Don't sleep on these Tigers. Clemson's 80-79 victory over fourth-seeded North Carolina in the quarterfinals is exactly the kind of result that gives a team the confidence to believe anything is possible. The Tigers (24-9) have won three straight games, and there's a swagger to this team that comes from knowing you just beat the Tar Heels in a game that came down to the final possession. That win wasn't a fluke. Clemson competed for 40 minutes, executed down the stretch, and made the plays that mattered when the margin was razor-thin.

Brad Brownell's squad has earned the right to be on this stage. At 24-9, Clemson has put together one of the best seasons in program history, and their 13-7 ACC record demonstrates they can compete with anyone in this conference on any given night. The Tigers' defensive identity has been the calling card of this team all season. They make opponents work for everything, they contest shots at the rim, and they force turnovers at a rate that keeps them in games against more talented rosters. That defensive toughness is what kept them within striking distance of UNC and ultimately allowed them to pull off the upset.

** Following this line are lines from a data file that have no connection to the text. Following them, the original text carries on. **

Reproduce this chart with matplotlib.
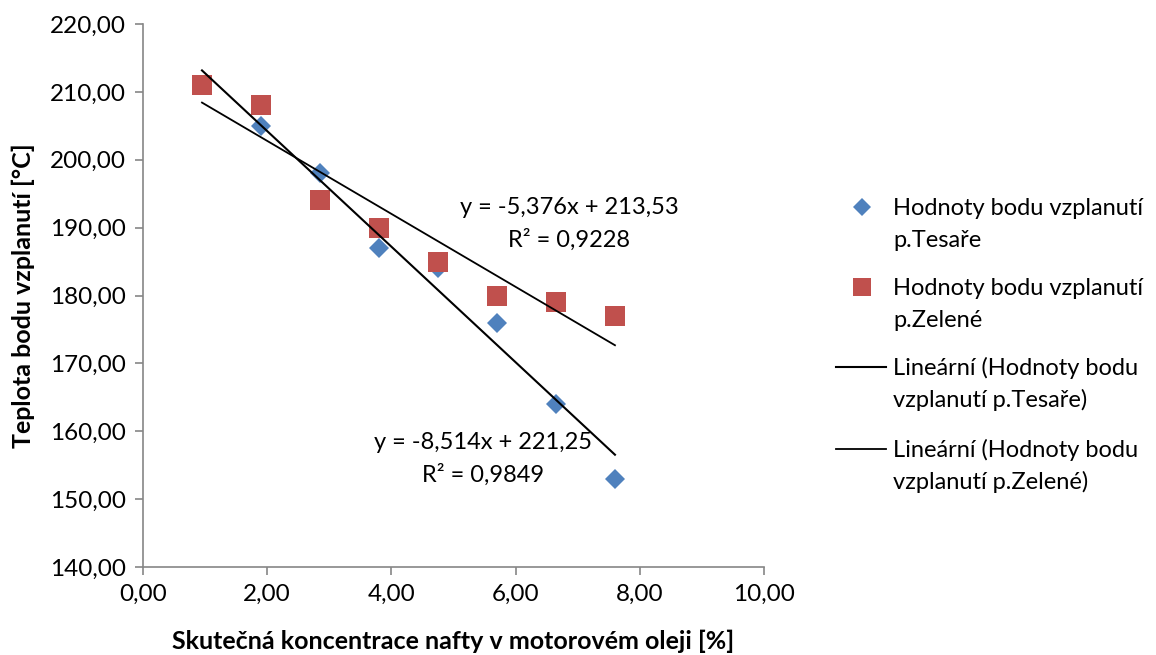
import matplotlib
matplotlib.use("Agg")
import matplotlib.pyplot as plt
import numpy as np
from matplotlib.ticker import FuncFormatter
from matplotlib.lines import Line2D

# ---- data ----
koncentrace = [0.95, 1.90, 2.85, 3.80, 4.75, 5.70, 6.65, 7.60]
tesar = [211, 205, 198, 187, 184, 176, 164, 153]
zelena = [211, 208, 194, 190, 185, 180, 179, 177]
trend_tesar = (-8.514, 221.25)
trend_zelena = (-5.376, 213.53)
eq_tesar = ["y = -8,514x + 221,25", "R² = 0,9849"]
eq_zelena = ["y = -5,376x + 213,53", "R² = 0,9228"]
labels = [["Hodnoty bodu vzplanutí", "p.Tesaře"],
          ["Hodnoty bodu vzplanutí", "p.Zelené"],
          ["Lineární (Hodnoty bodu", "vzplanutí p.Tesaře)"],
          ["Lineární (Hodnoty bodu", "vzplanutí p.Zelené)"]]
xlabel = "Skutečná koncentrace nafty v motorovém oleji [%]"
ylabel = "Teplota bodu vzplanutí [°C]"

plt.rcParams['font.family'] = ['Lato', 'DejaVu Sans']
FS_TICK = 17.5
FS_LAB = 18
FS_TXT = 17

W, H = 1156, 655
fig = plt.figure(figsize=(W/100, H/100), dpi=100)
ax = fig.add_axes([143/W, (H-567)/H, 621/W, 543/H])

blue = '#4F81BD'
red = '#C0504D'

ax.plot(koncentrace, tesar, linestyle='none', marker='D', markersize=10,
        color=blue, markeredgewidth=0, zorder=3)
ax.plot(koncentrace, zelena, linestyle='none', marker='s', markersize=14,
        color=red, markeredgewidth=0, zorder=3)

xs = np.array([koncentrace[0], koncentrace[-1]])
ax.plot(xs, trend_tesar[0]*xs + trend_tesar[1], color='black', lw=1.5, zorder=4)
ax.plot(xs, trend_zelena[0]*xs + trend_zelena[1], color='black', lw=1.3, zorder=4)

ax.set_xlim(0, 10)
ax.set_ylim(140, 220)
ax.set_xticks(np.arange(0, 10.01, 2))
ax.set_yticks(np.arange(140, 220.01, 10))
fmt = FuncFormatter(lambda v, p: f"{v:.2f}".replace('.', ','))
ax.xaxis.set_major_formatter(fmt)
ax.yaxis.set_major_formatter(fmt)

for s in ['top', 'right']:
    ax.spines[s].set_visible(False)
for s in ['left', 'bottom']:
    ax.spines[s].set_color('#868686')
    ax.spines[s].set_linewidth(1.2)
ax.tick_params(axis='both', direction='out', length=6, width=1.2, color='#868686',
               labelsize=FS_TICK, labelcolor='black', pad=6)

ax.set_xlabel(xlabel, fontsize=FS_LAB, fontweight='bold', labelpad=18)
ax.set_ylabel(ylabel, fontsize=FS_LAB, fontweight='bold', labelpad=11)

def ftext(px, py, s, **kw):
    fig.text(px/W, 1-py/H, s, fontsize=FS_TXT, va='baseline', **kw)

# trendline equations
ftext(569, 214, eq_zelena[0], ha='center')
ftext(569, 247, eq_zelena[1], ha='center')
ftext(483, 449, eq_tesar[0], ha='center')
ftext(483, 482, eq_tesar[1], ha='center')

# legend (manual)
rows = [207, 287, 367, 449]
tx = 893
for i, (lab, y) in enumerate(zip(labels, rows)):
    ftext(tx, y + 8, lab[0], ha='left')
    ftext(tx, y + 40, lab[1], ha='left')
fy = lambda y: 1 - y/H
fig.add_artist(Line2D([862/W], [fy(rows[0])], marker='D', markersize=9.5,
                      color=blue, markeredgewidth=0, linestyle='none'))
fig.add_artist(Line2D([862/W], [fy(rows[1])], marker='s', markersize=13,
                      color=red, markeredgewidth=0, linestyle='none'))
fig.add_artist(Line2D([836/W, 886/W], [fy(rows[2])]*2, color='black', lw=1.5))
fig.add_artist(Line2D([836/W, 886/W], [fy(rows[3])]*2, color='black', lw=1.3))

fig.savefig('out.png', dpi=100)
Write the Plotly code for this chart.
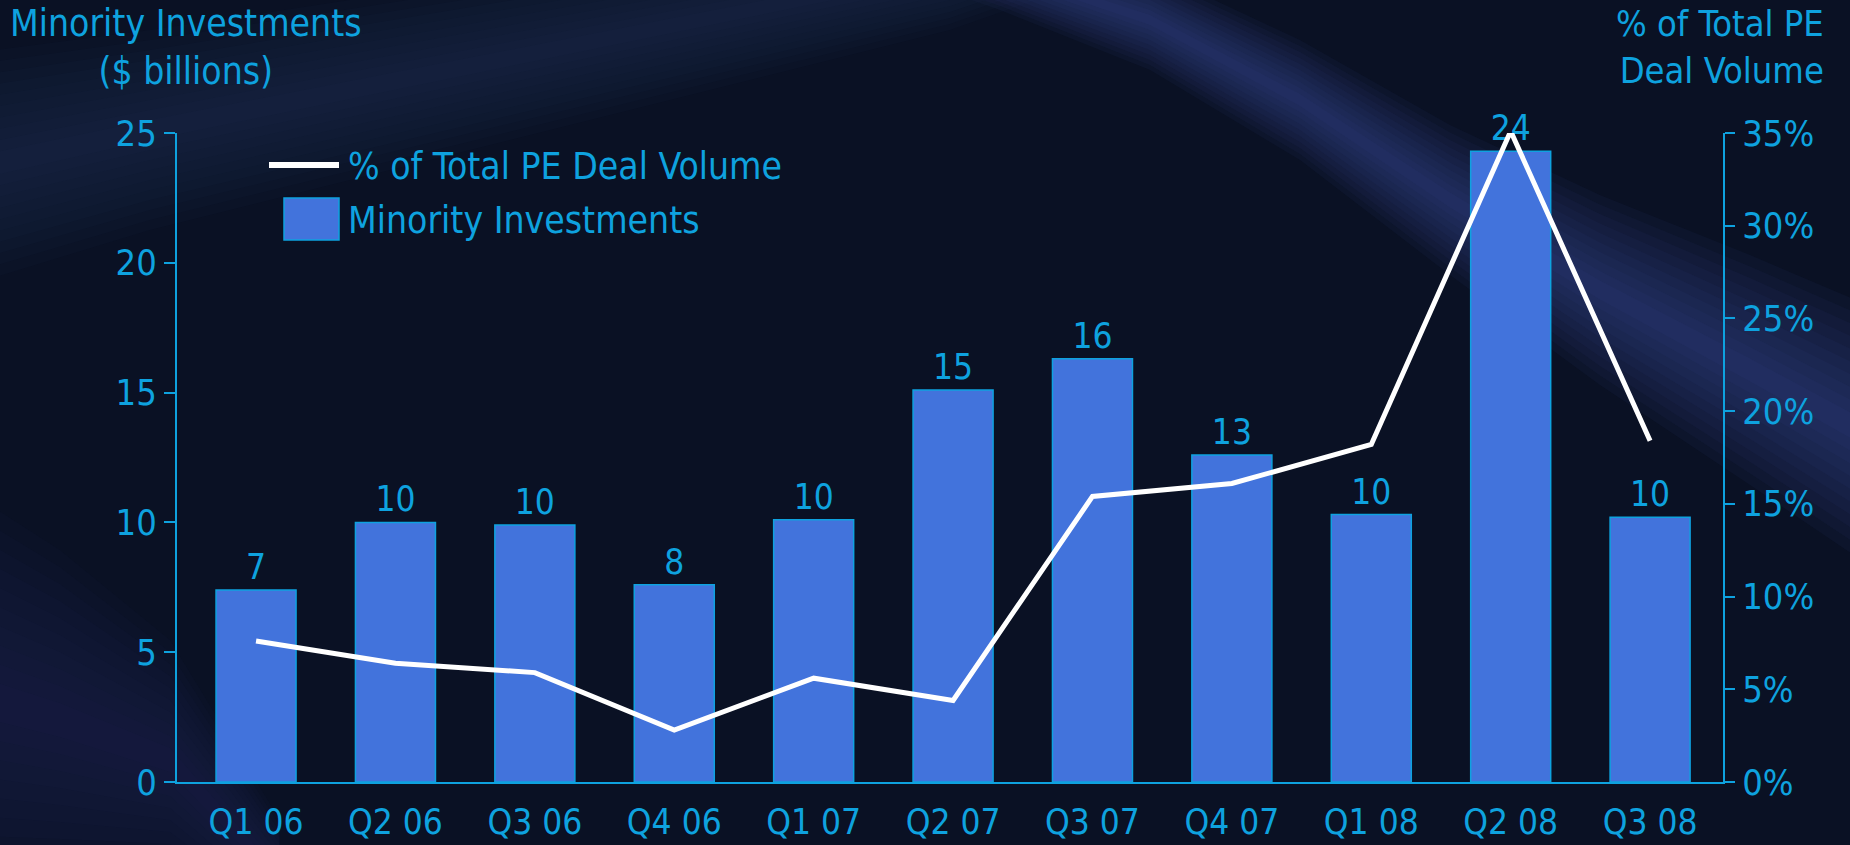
import plotly.graph_objects as go

# dati
quarters = ["Q1 06", "Q2 06", "Q3 06", "Q4 06", "Q1 07", "Q2 07", "Q3 07", "Q4 07", "Q1 08", "Q2 08", "Q3 08"]
minority_bn = [7.4, 10.0, 9.9, 7.6, 10.1, 15.1, 16.3, 12.6, 10.3, 24.3, 10.2]
pct_pe_volume = [7.6, 6.4, 5.9, 2.8, 5.6, 4.4, 15.4, 16.1, 18.2, 35.1, 18.4]
left_ticks = [0, 5, 10, 15, 20, 25]
right_ticks = [0, 5, 10, 15, 20, 25, 30, 35]

CYAN = "#0ea2df"
BAR = "#4273dc"
BG = "#0a1124"
FONT = "DejaVu Sans Condensed, DejaVu Sans, sans-serif"

W, H = 1850, 845
L, R, T, B = 177, 127, 133, 63
PW, PH = W - L - R, H - T - B


# converte pixel in coordinate paper (solo per decorazioni e legenda)
def px(x):
    return (x - L) / PW


def py(y):
    return (H - B - y) / PH


def band(center, widths, scale):
    # poligono attorno a una linea centrale, spessore verticale variabile
    top = [(x, y - w * scale) for (x, y), w in zip(center, widths)]
    bot = [(x, y + w * scale) for (x, y), w in zip(center, widths)][::-1]
    pts = top + bot
    return "M " + " L ".join(f"{px(x):.4f},{py(y):.4f}" for x, y in pts) + " Z"


fig = go.Figure()

fig.add_trace(go.Bar(
    x=quarters, y=minority_bn, name="Minority Investments",
    marker=dict(color=BAR, line=dict(color=CYAN, width=1.5)),
    texttemplate="%{y:.0f}", textposition="outside", cliponaxis=False,
    textfont=dict(color=CYAN, size=35, family=FONT),
))

fig.add_trace(go.Scatter(
    x=quarters, y=pct_pe_volume, name="% of Total PE Deal Volume",
    mode="lines", line=dict(color="white", width=5), yaxis="y2", cliponaxis=False,
))

# sfondo: pieghe di "seta" sfumate
folds = [
    dict(c=[(800, -90), (1000, -30), (1150, 20), (1300, 100), (1450, 200), (1600, 290), (1750, 370),
            (1950, 480)],
         w=[30, 40, 50, 60, 75, 95, 115, 140], rgb="65,100,175", a=0.055),
    dict(c=[(-80, 180), (150, 130), (350, 90), (550, 50), (750, 10), (950, -30), (1150, -90)],
         w=[120, 100, 90, 80, 70, 60, 50], rgb="45,70,125", a=0.045),
    dict(c=[(-80, 680), (60, 720), (170, 760), (280, 880)],
         w=[220, 170, 120, 60], rgb="35,55,105", a=0.045),
]
shapes = []
N = 10
for f in folds:
    for k in range(N):
        s = 1.0 - k / N
        shapes.append(dict(type="path", xref="paper", yref="paper", path=band(f["c"], f["w"], s),
                           fillcolor=f"rgba({f['rgb']},{f['a']})", line=dict(width=0), layer="below"))

# legenda disegnata a mano
shapes.append(dict(type="line", xref="paper", yref="paper",
                   x0=px(269), x1=px(339), y0=py(165), y1=py(165),
                   line=dict(color="white", width=6)))
shapes.append(dict(type="rect", xref="paper", yref="paper",
                   x0=px(284), x1=px(339), y0=py(198), y1=py(240),
                   fillcolor=BAR, line=dict(color=CYAN, width=1.5)))

annotations = [
    dict(text="% of Total PE Deal Volume", x=px(346), y=py(166)),
    dict(text="Minority Investments", x=px(346), y=py(220)),
]
for a in annotations:
    a.update(xref="paper", yref="paper", xanchor="left", yanchor="middle", showarrow=False,
             font=dict(color=CYAN, size=37, family=FONT))

annotations.append(dict(text="Minority Investments<br>($ billions)", x=px(186), y=py(47),
                        xref="paper", yref="paper", xanchor="center", yanchor="middle",
                        showarrow=False, align="center",
                        font=dict(color=CYAN, size=37, family=FONT)))
annotations.append(dict(text="% of Total PE<br>Deal Volume", x=px(1826), y=py(47),
                        xref="paper", yref="paper", xanchor="right", yanchor="middle",
                        showarrow=False, align="right",
                        font=dict(color=CYAN, size=36, family=FONT)))

fig.update_layout(
    width=W, height=H,
    margin=dict(l=L, r=R, t=T, b=B),
    paper_bgcolor=BG,
    plot_bgcolor="rgba(0,0,0,0)",
    showlegend=False,
    bargap=0.426,
    font=dict(family=FONT, color=CYAN, size=35),
    shapes=shapes,
    annotations=annotations,
    xaxis=dict(range=[-0.567, 10.523], showgrid=False, showline=True, linecolor=CYAN, linewidth=2,
               ticks="", ticklabelstandoff=8, automargin=False, tickfont=dict(size=35, color=CYAN)),
    yaxis=dict(range=[0, 25], tickvals=left_ticks, showgrid=False, zeroline=False, automargin=False,
               showline=True, linecolor=CYAN, linewidth=2, ticks="outside", ticklen=11,
               tickcolor=CYAN, tickwidth=2, tickfont=dict(size=36, color=CYAN)),
    yaxis2=dict(range=[0, 35], tickvals=right_ticks, ticktext=[f"{v}%" for v in right_ticks],
                overlaying="y", side="right", showgrid=False, zeroline=False, automargin=False,
                showline=True, linecolor=CYAN, linewidth=2, ticks="outside", ticklen=10,
                tickcolor=CYAN, tickwidth=2, tickfont=dict(size=36, color=CYAN)),
)

fig.write_html("out.html", config={"displayModeBar": False},
               post_script="document.body.style.margin='0';document.body.style.background='%s';" % BG)
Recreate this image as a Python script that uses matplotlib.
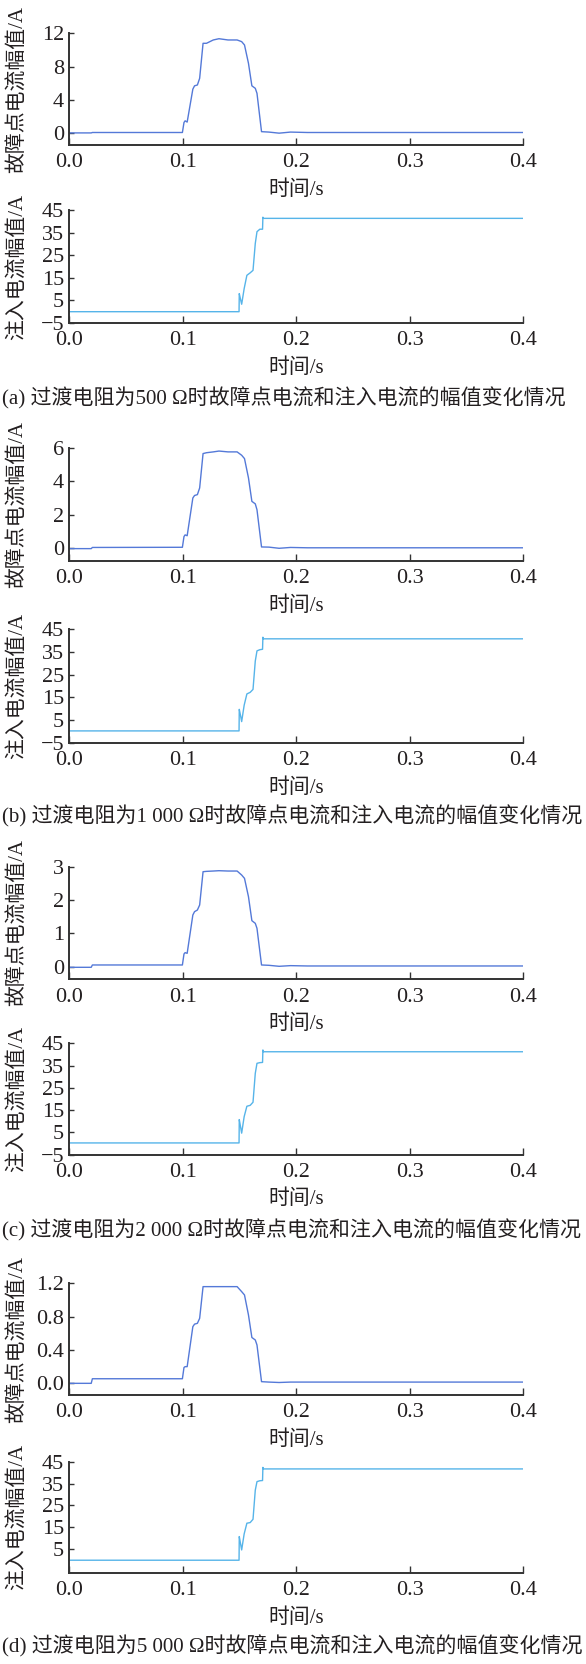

Here's the challenge for Clemson: they've never won an ACC Tournament championship. Not once in the program's history. That's 69 years of ACC membership without a single tournament title. The historical weight of that drought is either going to motivate this group or crush them under the pressure of the moment. Against Duke, a program with 23 ACC Tournament titles, the contrast in tournament pedigree couldn't be more stark. But Clemson didn't come to Charlotte to be a nice story. They came to win.


Key Players to Watch

Duke Blue Devils (30-2, #1 Seed)
Cameron Boozer (National POY)
22.7 PPG, 10.2 RPG, 4.1 APG
58.3% FG | 17 double-doubles | ACC POY + ROY
Duke Supporting Cast
30-2 record, ACC regular season champions
9-game winning streak entering semifinal
Clemson Tigers (24-9, #5 Seed)
Team Identity
Beat #4 UNC 80-79 in quarterfinals
3-game winning streak | 13-7 ACC record
Brad Brownell
16th season as Clemson head coach
Seeking program's first ACC Tournament title

The Betting Landscape

The 11.5-point spread tells you exactly how the market views this matchup: Duke is the significantly better team, and Clemson's upset of North Carolina hasn't changed that fundamental calculus. The Blue Devils opened as heavy favorites and the line has held steady, which means there's no significant disagreement between sharp money and the public on Duke's superiority. When you have the No. 1 team in the country with the National Player of the Year on a nine-game winning streak, 11.5 points in a conference tournament semifinal isn't an unreasonable number.

The moneyline at Duke -725 / Clemson +507 reflects the reality that Clemson winning this game outright would be a legitimate upset. The market gives Clemson roughly a 15-16% chance of pulling it off, which feels right given the talent gap between these two rosters. But here's what makes conference tournaments dangerous: fatigue, emotions, and the chaos of neutral-court basketball can create moments that regular-season odds don't anticipate.

The total at 134.5 is on the lower end, and it reflects the defensive identity of both teams. Clemson's ability to slow the pace and make opponents grind for every basket could keep this game in the 60s for both teams. If Clemson is going to have any chance of keeping this competitive, they need to turn it into a rock fight, limit possessions, and force Duke's role players to beat them in the half-court. A game in the 70s and 80s plays right into Duke's hands because their offensive talent is simply overwhelming in an up-tempo setting.


Selection Sunday Implications

Both teams are locks for the NCAA Tournament regardless of tonight's result, but the implications for seeding are significant. Duke is likely a No. 1 seed whether they win the ACC Tournament or not, given their 30-2 record and the strength of their resume. But winning the tournament title on Saturday would cement their position as the overall No. 1 seed in the bracket, which means they'd get the most favorable path to the Final Four. For a team with championship aspirations, that matters.

Clemson's NCAA Tournament seeding is the more interesting conversation. At 24-9, the Tigers are solidly in the field, but their seed line could range anywhere from a 4 to a 6 depending on how the committee views their resume. Beating Duke tonight wouldn't just put them in the ACC Tournament championship game; it would virtually guarantee a 4-seed or better and potentially push them to a 3-seed. For a program that's never won an ACC Tournament title, reaching the championship game alone would be the biggest moment in decades of Clemson basketball.

This is what March is all about. Two days before Selection Sunday, with conference tournament hardware on the line, the stakes couldn't be higher for both programs. Duke wants to add to its historic legacy. Clemson wants to create one. Something has to give at 9:30 PM in Charlotte.


Final Thoughts

This game comes down to one fundamental question: Can Clemson slow this game down enough to keep it competitive, or will Duke's talent advantage simply overwhelm the Tigers? The Blue Devils have the best player in college basketball in Cameron Boozer, they have the best record, they have the best resume, and they have the tournament experience that comes with being Duke. But Clemson just beat UNC by one point, and a team that's won three straight in a conference tournament is playing with house money and dangerous confidence.

The 11.5-point spread feels about right given the talent gap, but conference tournament semifinal environments can produce closer games than the regular season predicts. Duke has been pushed this week, as their 80-79 win over Florida State proved. If Clemson can replicate that kind of grind-it-out approach, make Duke uncomfortable, and force Boozer to work harder for every touch than he's accustomed to, the Tigers have a chance to keep this within single digits. But keeping it close and winning it are two very different things when you're facing the most talented team in America.

9:30 PM ET on ESPN. The Spectrum Center in Charlotte. Duke chasing its 24th ACC Tournament title. Clemson chasing its first. The National Player of the Year looking to put an exclamation point on a historic freshman season. This is what March basketball is supposed to look like.